WHAT THE TASK ASKS | Skip the pictures. Set down, word for word, the lines from the start of the material up to and including the line with "import plotly.graph_objects as go".

INFORMATION SUPPLIED |
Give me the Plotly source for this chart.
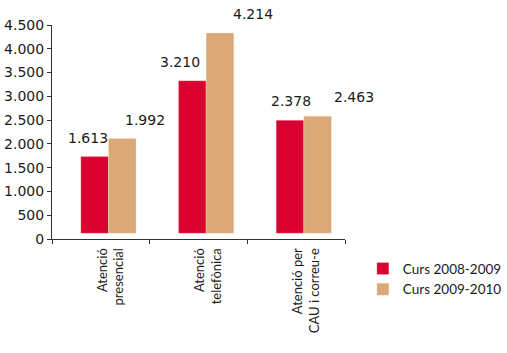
import plotly.graph_objects as go

categories = ["Atenció presencial", "Atenció telefònica", "Atenció per CAU i correu-e"]
tick_labels = ["Atenció<br>presencial", "Atenció<br>telefònica", "Atenció per<br>CAU i correu-e"]
series_names = ["Curs 2008-2009", "Curs 2009-2010"]
values_2008 = [1613, 3210, 2378]
values_2009 = [1992, 4214, 2463]
y_ticks = [0, 500, 1000, 1500, 2000, 2500, 3000, 3500, 4000, 4500]

# style
RED = "#DA0030"
TAN = "#DAA977"
BAR_BASE = 120          # the bars float slightly above the axis in the original
BAR_W = 0.283
OFFSETS = [-0.205, 0.078]
LABEL_XSHIFT = [[-13, -19, -5], [44, 54, 58]]
FONT = "Lato"
NUM_FONT = "DejaVu Sans"

fig = go.Figure()
for vals, name, col, off in [(values_2008, series_names[0], RED, OFFSETS[0]),
                             (values_2009, series_names[1], TAN, OFFSETS[1])]:
    fig.add_trace(go.Bar(
        x=categories, y=vals, base=BAR_BASE, name=name,
        marker=dict(color=col, line=dict(color="rgba(255,235,215,0.6)", width=0.5)),
        width=BAR_W, offset=off, hoverinfo="skip",
    ))

annotations = []
for si, vals in enumerate([values_2008, values_2009]):
    for ci, v in enumerate(vals):
        annotations.append(dict(
            x=categories[ci], y=v + BAR_BASE, xref="x", yref="y",
            text=f"{v:,}".replace(",", "."), showarrow=False,
            xshift=LABEL_XSHIFT[si][ci], yshift=19, yanchor="middle",
            font=dict(family=NUM_FONT, size=14, color="#1a1a1a"),
        ))

fig.update_layout(
    width=507, height=353,
    margin=dict(l=52, r=162, t=25, b=114, autoexpand=False),
    paper_bgcolor="white", plot_bgcolor="white",
    barmode="overlay",
    separators=",.",
    font=dict(family=FONT, size=14, color="#1a1a1a"),
    showlegend=True,
    legend=dict(x=1.061, y=-0.067, xanchor="left", yanchor="top",
                font=dict(family=FONT, size=13.5, color="#1a1a1a"),
                itemwidth=30, tracegroupgap=0, bgcolor="rgba(0,0,0,0)"),
    annotations=annotations,
)
fig.update_xaxes(
    type="category", tickvals=categories, ticktext=tick_labels,
    range=[-0.5, 2.5], autorange=False, automargin=False,
    tickangle=-90, tickson="boundaries", ticks="outside", ticklen=4,
    tickcolor="#333", showline=True, linecolor="#333", linewidth=1,
    ticklabelshift=10, ticklabelstandoff=3,
    showgrid=False, tickfont=dict(family=FONT, size=13, color="#1a1a1a"),
)
fig.update_yaxes(
    range=[0, 4500], tickvals=y_ticks, tickformat=",d", automargin=False,
    ticks="outside", ticklen=4, tickcolor="#333",
    showline=True, linecolor="#333", linewidth=1, showgrid=False, zeroline=False,
    tickfont=dict(family=NUM_FONT, size=14, color="#1a1a1a"),
)

fig.write_html("out.html")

TASK RESPONSE |
Give me the Plotly source for this chart.
import plotly.graph_objects as go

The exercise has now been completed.